_Supplied data_
---

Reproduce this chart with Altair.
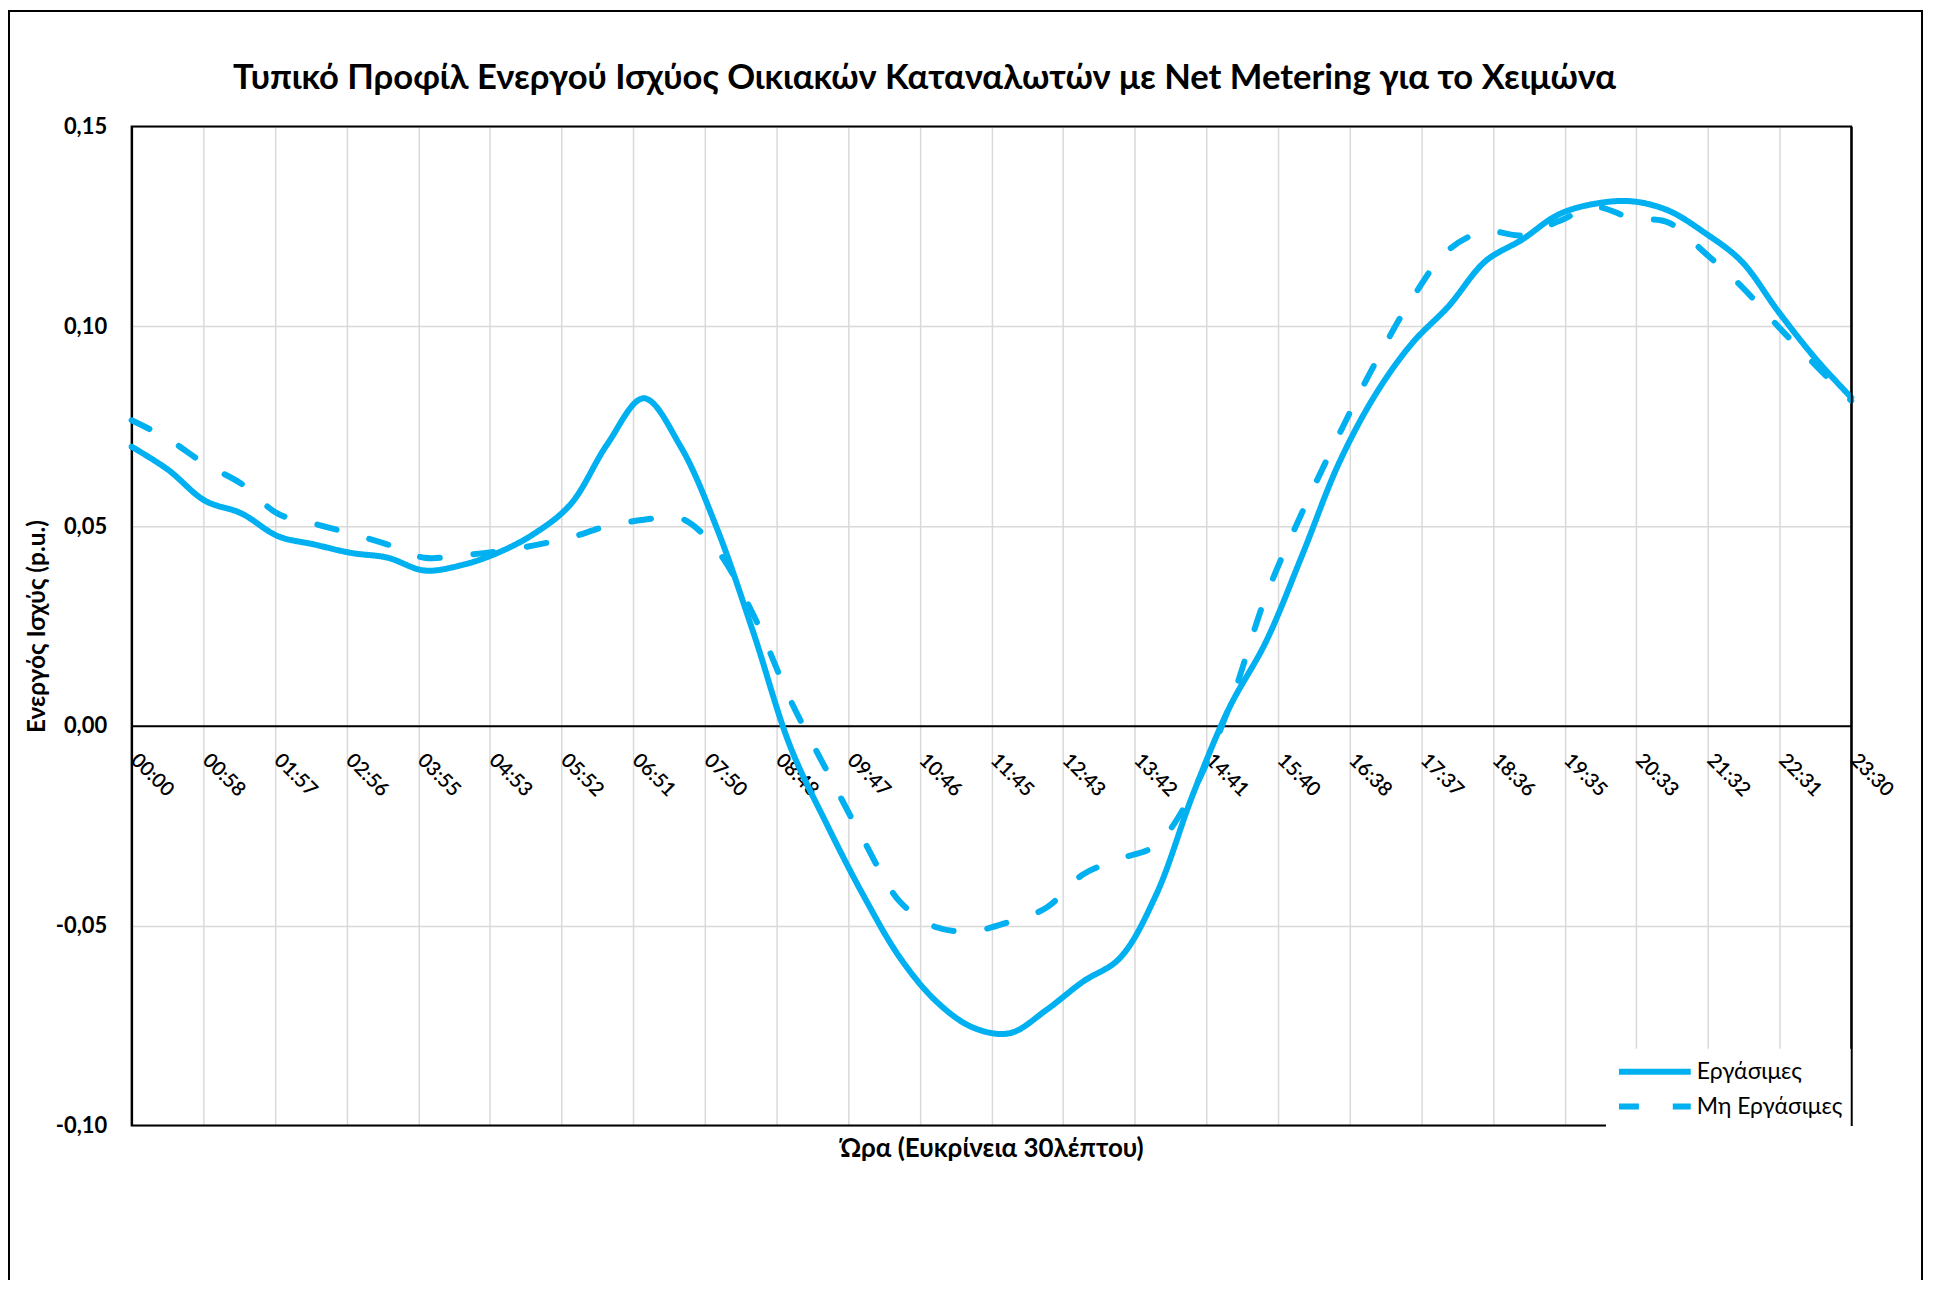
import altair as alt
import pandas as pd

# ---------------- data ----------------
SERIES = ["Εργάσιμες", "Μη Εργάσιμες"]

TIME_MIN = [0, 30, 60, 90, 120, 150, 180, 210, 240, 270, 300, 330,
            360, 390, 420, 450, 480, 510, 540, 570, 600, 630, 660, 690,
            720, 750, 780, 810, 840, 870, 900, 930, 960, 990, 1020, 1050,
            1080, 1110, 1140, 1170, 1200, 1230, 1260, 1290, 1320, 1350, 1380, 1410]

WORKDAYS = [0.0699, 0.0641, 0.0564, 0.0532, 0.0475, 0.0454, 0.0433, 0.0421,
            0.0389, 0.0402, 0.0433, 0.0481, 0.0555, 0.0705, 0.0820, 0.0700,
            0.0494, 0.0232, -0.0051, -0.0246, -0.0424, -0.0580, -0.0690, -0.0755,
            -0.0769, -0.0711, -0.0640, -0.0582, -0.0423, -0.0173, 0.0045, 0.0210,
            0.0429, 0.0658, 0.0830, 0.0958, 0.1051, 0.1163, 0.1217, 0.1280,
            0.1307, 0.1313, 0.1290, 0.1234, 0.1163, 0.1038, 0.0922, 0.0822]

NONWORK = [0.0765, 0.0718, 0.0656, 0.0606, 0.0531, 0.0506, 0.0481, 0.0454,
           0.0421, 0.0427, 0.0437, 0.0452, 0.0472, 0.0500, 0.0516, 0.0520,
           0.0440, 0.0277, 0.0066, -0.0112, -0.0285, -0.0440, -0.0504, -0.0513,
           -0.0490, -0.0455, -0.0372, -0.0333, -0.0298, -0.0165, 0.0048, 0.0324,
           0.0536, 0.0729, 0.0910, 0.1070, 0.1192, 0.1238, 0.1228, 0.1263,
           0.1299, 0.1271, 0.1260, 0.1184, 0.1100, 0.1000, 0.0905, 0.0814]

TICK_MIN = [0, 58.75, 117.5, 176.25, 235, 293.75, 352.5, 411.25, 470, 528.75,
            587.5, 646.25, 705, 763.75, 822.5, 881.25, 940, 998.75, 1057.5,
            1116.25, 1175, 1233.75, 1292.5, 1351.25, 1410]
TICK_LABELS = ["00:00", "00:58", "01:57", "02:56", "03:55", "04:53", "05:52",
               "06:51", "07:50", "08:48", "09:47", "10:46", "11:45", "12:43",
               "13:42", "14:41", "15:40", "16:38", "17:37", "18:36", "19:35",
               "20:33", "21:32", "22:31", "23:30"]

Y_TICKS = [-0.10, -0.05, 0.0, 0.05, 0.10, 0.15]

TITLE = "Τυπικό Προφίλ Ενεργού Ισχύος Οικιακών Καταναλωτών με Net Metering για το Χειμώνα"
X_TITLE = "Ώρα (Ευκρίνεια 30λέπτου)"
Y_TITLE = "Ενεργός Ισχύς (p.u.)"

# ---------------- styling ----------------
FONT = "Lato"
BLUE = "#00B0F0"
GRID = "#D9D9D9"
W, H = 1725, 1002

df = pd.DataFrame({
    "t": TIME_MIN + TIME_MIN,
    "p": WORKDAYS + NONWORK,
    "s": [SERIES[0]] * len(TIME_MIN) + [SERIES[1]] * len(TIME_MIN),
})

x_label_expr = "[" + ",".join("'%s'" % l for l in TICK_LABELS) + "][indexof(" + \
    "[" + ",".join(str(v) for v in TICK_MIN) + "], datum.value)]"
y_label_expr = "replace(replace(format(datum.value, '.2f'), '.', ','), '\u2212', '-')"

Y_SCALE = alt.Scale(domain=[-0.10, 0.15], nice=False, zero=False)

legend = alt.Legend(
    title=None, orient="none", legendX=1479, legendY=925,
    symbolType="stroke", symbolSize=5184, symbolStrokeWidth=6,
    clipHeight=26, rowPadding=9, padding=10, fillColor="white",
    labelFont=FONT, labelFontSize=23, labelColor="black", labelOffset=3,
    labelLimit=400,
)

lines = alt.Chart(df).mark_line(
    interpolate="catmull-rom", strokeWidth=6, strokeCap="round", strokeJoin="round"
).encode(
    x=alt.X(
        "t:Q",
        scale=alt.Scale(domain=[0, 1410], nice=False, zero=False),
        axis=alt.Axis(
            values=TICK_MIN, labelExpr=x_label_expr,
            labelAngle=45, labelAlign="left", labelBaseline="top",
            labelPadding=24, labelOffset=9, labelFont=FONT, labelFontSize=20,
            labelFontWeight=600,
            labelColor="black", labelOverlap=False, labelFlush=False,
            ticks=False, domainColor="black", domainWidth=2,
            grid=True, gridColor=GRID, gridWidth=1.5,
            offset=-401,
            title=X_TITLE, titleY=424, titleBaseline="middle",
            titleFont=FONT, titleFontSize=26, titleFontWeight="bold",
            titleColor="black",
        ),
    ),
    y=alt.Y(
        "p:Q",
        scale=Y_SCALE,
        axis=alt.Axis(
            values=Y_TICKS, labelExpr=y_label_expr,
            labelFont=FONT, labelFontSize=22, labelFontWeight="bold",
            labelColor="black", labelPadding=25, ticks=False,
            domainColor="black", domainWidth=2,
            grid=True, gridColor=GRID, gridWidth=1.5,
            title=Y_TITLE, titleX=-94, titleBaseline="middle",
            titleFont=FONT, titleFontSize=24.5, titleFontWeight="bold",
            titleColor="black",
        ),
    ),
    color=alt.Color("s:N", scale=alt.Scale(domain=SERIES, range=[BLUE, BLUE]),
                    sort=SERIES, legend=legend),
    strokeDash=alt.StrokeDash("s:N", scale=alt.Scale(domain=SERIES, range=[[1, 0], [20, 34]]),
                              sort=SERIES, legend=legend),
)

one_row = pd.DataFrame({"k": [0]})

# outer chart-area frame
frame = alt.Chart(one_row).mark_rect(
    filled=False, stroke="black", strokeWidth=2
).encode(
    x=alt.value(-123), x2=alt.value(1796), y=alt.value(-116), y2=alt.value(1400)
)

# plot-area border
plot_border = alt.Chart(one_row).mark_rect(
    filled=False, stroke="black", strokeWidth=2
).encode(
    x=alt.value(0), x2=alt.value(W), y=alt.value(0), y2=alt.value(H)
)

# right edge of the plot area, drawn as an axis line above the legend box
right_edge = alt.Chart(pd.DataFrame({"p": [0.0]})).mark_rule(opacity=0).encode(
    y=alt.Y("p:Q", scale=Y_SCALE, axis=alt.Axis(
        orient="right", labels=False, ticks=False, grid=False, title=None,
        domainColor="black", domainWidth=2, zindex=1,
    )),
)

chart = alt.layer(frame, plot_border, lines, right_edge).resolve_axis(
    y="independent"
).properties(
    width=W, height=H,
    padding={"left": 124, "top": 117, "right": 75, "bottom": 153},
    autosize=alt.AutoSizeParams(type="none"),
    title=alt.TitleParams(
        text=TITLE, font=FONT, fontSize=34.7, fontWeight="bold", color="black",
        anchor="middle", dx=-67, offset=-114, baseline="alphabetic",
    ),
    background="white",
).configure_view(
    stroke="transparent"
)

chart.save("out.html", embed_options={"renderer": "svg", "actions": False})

---

_Problem description_
Restate the full listing verbatim and drop every picture.

_Answer to this problem_
Reproduce this chart with Altair.
import altair as alt
import pandas as pd

# ---------------- data ----------------
SERIES = ["Εργάσιμες", "Μη Εργάσιμες"]

TIME_MIN = [0, 30, 60, 90, 120, 150, 180, 210, 240, 270, 300, 330,
            360, 390, 420, 450, 480, 510, 540, 570, 600, 630, 660, 690,
            720, 750, 780, 810, 840, 870, 900, 930, 960, 990, 1020, 1050,
            1080, 1110, 1140, 1170, 1200, 1230, 1260, 1290, 1320, 1350, 1380, 1410]

WORKDAYS = [0.0699, 0.0641, 0.0564, 0.0532, 0.0475, 0.0454, 0.0433, 0.0421,
            0.0389, 0.0402, 0.0433, 0.0481, 0.0555, 0.0705, 0.0820, 0.0700,
            0.0494, 0.0232, -0.0051, -0.0246, -0.0424, -0.0580, -0.0690, -0.0755,
            -0.0769, -0.0711, -0.0640, -0.0582, -0.0423, -0.0173, 0.0045, 0.0210,
            0.0429, 0.0658, 0.0830, 0.0958, 0.1051, 0.1163, 0.1217, 0.1280,
            0.1307, 0.1313, 0.1290, 0.1234, 0.1163, 0.1038, 0.0922, 0.0822]

NONWORK = [0.0765, 0.0718, 0.0656, 0.0606, 0.0531, 0.0506, 0.0481, 0.0454,
           0.0421, 0.0427, 0.0437, 0.0452, 0.0472, 0.0500, 0.0516, 0.0520,
           0.0440, 0.0277, 0.0066, -0.0112, -0.0285, -0.0440, -0.0504, -0.0513,
           -0.0490, -0.0455, -0.0372, -0.0333, -0.0298, -0.0165, 0.0048, 0.0324,
           0.0536, 0.0729, 0.0910, 0.1070, 0.1192, 0.1238, 0.1228, 0.1263,
           0.1299, 0.1271, 0.1260, 0.1184, 0.1100, 0.1000, 0.0905, 0.0814]

TICK_MIN = [0, 58.75, 117.5, 176.25, 235, 293.75, 352.5, 411.25, 470, 528.75,
            587.5, 646.25, 705, 763.75, 822.5, 881.25, 940, 998.75, 1057.5,
            1116.25, 1175, 1233.75, 1292.5, 1351.25, 1410]
TICK_LABELS = ["00:00", "00:58", "01:57", "02:56", "03:55", "04:53", "05:52",
               "06:51", "07:50", "08:48", "09:47", "10:46", "11:45", "12:43",
               "13:42", "14:41", "15:40", "16:38", "17:37", "18:36", "19:35",
               "20:33", "21:32", "22:31", "23:30"]

Y_TICKS = [-0.10, -0.05, 0.0, 0.05, 0.10, 0.15]

TITLE = "Τυπικό Προφίλ Ενεργού Ισχύος Οικιακών Καταναλωτών με Net Metering για το Χειμώνα"
X_TITLE = "Ώρα (Ευκρίνεια 30λέπτου)"
Y_TITLE = "Ενεργός Ισχύς (p.u.)"

# ---------------- styling ----------------
FONT = "Lato"
BLUE = "#00B0F0"
GRID = "#D9D9D9"
W, H = 1725, 1002

df = pd.DataFrame({
    "t": TIME_MIN + TIME_MIN,
    "p": WORKDAYS + NONWORK,
    "s": [SERIES[0]] * len(TIME_MIN) + [SERIES[1]] * len(TIME_MIN),
})

x_label_expr = "[" + ",".join("'%s'" % l for l in TICK_LABELS) + "][indexof(" + \
    "[" + ",".join(str(v) for v in TICK_MIN) + "], datum.value)]"
y_label_expr = "replace(replace(format(datum.value, '.2f'), '.', ','), '\u2212', '-')"

Y_SCALE = alt.Scale(domain=[-0.10, 0.15], nice=False, zero=False)

legend = alt.Legend(
    title=None, orient="none", legendX=1479, legendY=925,
    symbolType="stroke", symbolSize=5184, symbolStrokeWidth=6,
    clipHeight=26, rowPadding=9, padding=10, fillColor="white",
    labelFont=FONT, labelFontSize=23, labelColor="black", labelOffset=3,
    labelLimit=400,
)

lines = alt.Chart(df).mark_line(
    interpolate="catmull-rom", strokeWidth=6, strokeCap="round", strokeJoin="round"
).encode(
    x=alt.X(
        "t:Q",
        scale=alt.Scale(domain=[0, 1410], nice=False, zero=False),
        axis=alt.Axis(
            values=TICK_MIN, labelExpr=x_label_expr,
            labelAngle=45, labelAlign="left", labelBaseline="top",
            labelPadding=24, labelOffset=9, labelFont=FONT, labelFontSize=20,
            labelFontWeight=600,
            labelColor="black", labelOverlap=False, labelFlush=False,
            ticks=False, domainColor="black", domainWidth=2,
            grid=True, gridColor=GRID, gridWidth=1.5,
            offset=-401,
            title=X_TITLE, titleY=424, titleBaseline="middle",
            titleFont=FONT, titleFontSize=26, titleFontWeight="bold",
            titleColor="black",
        ),
    ),
    y=alt.Y(
        "p:Q",
        scale=Y_SCALE,
        axis=alt.Axis(
            values=Y_TICKS, labelExpr=y_label_expr,
            labelFont=FONT, labelFontSize=22, labelFontWeight="bold",
            labelColor="black", labelPadding=25, ticks=False,
            domainColor="black", domainWidth=2,
            grid=True, gridColor=GRID, gridWidth=1.5,
            title=Y_TITLE, titleX=-94, titleBaseline="middle",
            titleFont=FONT, titleFontSize=24.5, titleFontWeight="bold",
            titleColor="black",
        ),
    ),
    color=alt.Color("s:N", scale=alt.Scale(domain=SERIES, range=[BLUE, BLUE]),
                    sort=SERIES, legend=legend),
    strokeDash=alt.StrokeDash("s:N", scale=alt.Scale(domain=SERIES, range=[[1, 0], [20, 34]]),
                              sort=SERIES, legend=legend),
)

one_row = pd.DataFrame({"k": [0]})

# outer chart-area frame
frame = alt.Chart(one_row).mark_rect(
    filled=False, stroke="black", strokeWidth=2
).encode(
    x=alt.value(-123), x2=alt.value(1796), y=alt.value(-116), y2=alt.value(1400)
)

# plot-area border
plot_border = alt.Chart(one_row).mark_rect(
    filled=False, stroke="black", strokeWidth=2
).encode(
    x=alt.value(0), x2=alt.value(W), y=alt.value(0), y2=alt.value(H)
)

# right edge of the plot area, drawn as an axis line above the legend box
right_edge = alt.Chart(pd.DataFrame({"p": [0.0]})).mark_rule(opacity=0).encode(
    y=alt.Y("p:Q", scale=Y_SCALE, axis=alt.Axis(
        orient="right", labels=False, ticks=False, grid=False, title=None,
        domainColor="black", domainWidth=2, zindex=1,
    )),
)

chart = alt.layer(frame, plot_border, lines, right_edge).resolve_axis(
    y="independent"
).properties(
    width=W, height=H,
    padding={"left": 124, "top": 117, "right": 75, "bottom": 153},
    autosize=alt.AutoSizeParams(type="none"),
    title=alt.TitleParams(
        text=TITLE, font=FONT, fontSize=34.7, fontWeight="bold", color="black",
        anchor="middle", dx=-67, offset=-114, baseline="alphabetic",
    ),
    background="white",
).configure_view(
    stroke="transparent"
)

chart.save("out.html", embed_options={"renderer": "svg", "actions": False})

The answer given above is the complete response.